== TASK DESCRIPTION ==
From the very first line of the data to the line containing "const cbTicks = [20, 40, 60, 80, 100, 120];", retype everything exactly, leaving the pictures behind.
□ □ □ □
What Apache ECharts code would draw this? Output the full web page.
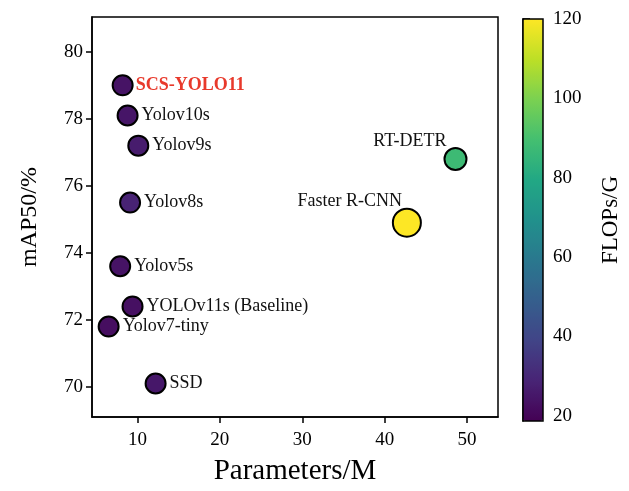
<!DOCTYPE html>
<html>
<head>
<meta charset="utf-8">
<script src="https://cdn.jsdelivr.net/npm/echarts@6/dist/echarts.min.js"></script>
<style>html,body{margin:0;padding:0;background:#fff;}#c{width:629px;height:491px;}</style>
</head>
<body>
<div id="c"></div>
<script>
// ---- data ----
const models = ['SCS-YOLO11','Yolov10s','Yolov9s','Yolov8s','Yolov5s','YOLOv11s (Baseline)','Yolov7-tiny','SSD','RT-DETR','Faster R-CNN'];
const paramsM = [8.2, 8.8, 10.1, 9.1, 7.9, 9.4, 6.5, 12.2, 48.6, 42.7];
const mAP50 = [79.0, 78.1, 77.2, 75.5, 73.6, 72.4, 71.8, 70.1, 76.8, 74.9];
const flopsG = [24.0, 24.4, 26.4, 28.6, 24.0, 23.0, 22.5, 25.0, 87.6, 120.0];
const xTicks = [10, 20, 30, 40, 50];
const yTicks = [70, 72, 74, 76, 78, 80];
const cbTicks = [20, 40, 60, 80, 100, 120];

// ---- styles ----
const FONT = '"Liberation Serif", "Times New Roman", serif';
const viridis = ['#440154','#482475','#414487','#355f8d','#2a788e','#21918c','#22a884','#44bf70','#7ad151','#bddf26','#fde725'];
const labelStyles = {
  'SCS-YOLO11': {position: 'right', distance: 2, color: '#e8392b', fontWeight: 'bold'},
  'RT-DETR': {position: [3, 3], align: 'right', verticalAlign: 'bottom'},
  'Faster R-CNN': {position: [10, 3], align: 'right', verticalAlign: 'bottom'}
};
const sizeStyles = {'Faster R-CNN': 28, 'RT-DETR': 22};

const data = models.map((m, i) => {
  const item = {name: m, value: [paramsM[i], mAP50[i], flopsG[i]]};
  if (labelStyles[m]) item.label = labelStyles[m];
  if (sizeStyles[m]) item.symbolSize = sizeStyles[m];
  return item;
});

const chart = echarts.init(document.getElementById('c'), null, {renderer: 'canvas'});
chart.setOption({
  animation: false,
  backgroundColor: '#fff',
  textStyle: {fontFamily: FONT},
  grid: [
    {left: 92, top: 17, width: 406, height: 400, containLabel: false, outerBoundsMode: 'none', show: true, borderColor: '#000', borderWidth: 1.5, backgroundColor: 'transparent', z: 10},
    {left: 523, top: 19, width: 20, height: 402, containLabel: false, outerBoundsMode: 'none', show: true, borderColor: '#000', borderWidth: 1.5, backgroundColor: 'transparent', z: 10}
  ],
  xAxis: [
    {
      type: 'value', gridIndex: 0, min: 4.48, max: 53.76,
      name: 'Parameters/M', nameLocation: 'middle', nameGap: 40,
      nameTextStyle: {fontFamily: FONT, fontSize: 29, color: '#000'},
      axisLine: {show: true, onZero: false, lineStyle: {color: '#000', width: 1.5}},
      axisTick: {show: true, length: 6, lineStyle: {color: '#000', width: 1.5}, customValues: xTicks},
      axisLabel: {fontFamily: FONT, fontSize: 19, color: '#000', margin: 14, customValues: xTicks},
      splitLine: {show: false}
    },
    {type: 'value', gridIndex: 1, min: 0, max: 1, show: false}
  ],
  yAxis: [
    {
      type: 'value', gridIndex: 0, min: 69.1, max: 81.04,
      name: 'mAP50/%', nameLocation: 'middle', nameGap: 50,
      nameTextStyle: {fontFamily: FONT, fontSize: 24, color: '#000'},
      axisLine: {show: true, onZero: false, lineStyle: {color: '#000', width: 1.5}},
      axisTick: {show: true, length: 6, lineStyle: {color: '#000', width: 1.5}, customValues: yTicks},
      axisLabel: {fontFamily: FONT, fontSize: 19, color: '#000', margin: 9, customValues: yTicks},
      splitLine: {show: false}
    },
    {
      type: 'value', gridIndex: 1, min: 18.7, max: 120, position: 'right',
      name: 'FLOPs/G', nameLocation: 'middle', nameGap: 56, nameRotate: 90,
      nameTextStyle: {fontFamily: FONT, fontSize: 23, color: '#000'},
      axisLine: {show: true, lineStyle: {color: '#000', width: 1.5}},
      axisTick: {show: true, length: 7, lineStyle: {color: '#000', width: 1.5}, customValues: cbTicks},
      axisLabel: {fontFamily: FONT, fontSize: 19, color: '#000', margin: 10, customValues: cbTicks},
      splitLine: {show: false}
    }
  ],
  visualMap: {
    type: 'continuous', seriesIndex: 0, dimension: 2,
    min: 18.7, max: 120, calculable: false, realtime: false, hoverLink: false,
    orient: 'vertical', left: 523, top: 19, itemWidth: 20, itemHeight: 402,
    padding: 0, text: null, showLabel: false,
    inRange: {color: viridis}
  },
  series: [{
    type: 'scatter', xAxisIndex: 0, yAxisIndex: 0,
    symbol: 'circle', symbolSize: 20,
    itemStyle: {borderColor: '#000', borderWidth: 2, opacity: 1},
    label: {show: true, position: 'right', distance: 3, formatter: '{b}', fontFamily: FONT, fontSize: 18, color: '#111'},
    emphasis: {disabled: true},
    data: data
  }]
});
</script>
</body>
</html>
□ □ □ □
== RESULT ==
What Apache ECharts code would draw this? Output the full web page.
<!DOCTYPE html>
<html>
<head>
<meta charset="utf-8">
<script src="https://cdn.jsdelivr.net/npm/echarts@6/dist/echarts.min.js"></script>
<style>html,body{margin:0;padding:0;background:#fff;}#c{width:629px;height:491px;}</style>
</head>
<body>
<div id="c"></div>
<script>
// ---- data ----
const models = ['SCS-YOLO11','Yolov10s','Yolov9s','Yolov8s','Yolov5s','YOLOv11s (Baseline)','Yolov7-tiny','SSD','RT-DETR','Faster R-CNN'];
const paramsM = [8.2, 8.8, 10.1, 9.1, 7.9, 9.4, 6.5, 12.2, 48.6, 42.7];
const mAP50 = [79.0, 78.1, 77.2, 75.5, 73.6, 72.4, 71.8, 70.1, 76.8, 74.9];
const flopsG = [24.0, 24.4, 26.4, 28.6, 24.0, 23.0, 22.5, 25.0, 87.6, 120.0];
const xTicks = [10, 20, 30, 40, 50];
const yTicks = [70, 72, 74, 76, 78, 80];
const cbTicks = [20, 40, 60, 80, 100, 120];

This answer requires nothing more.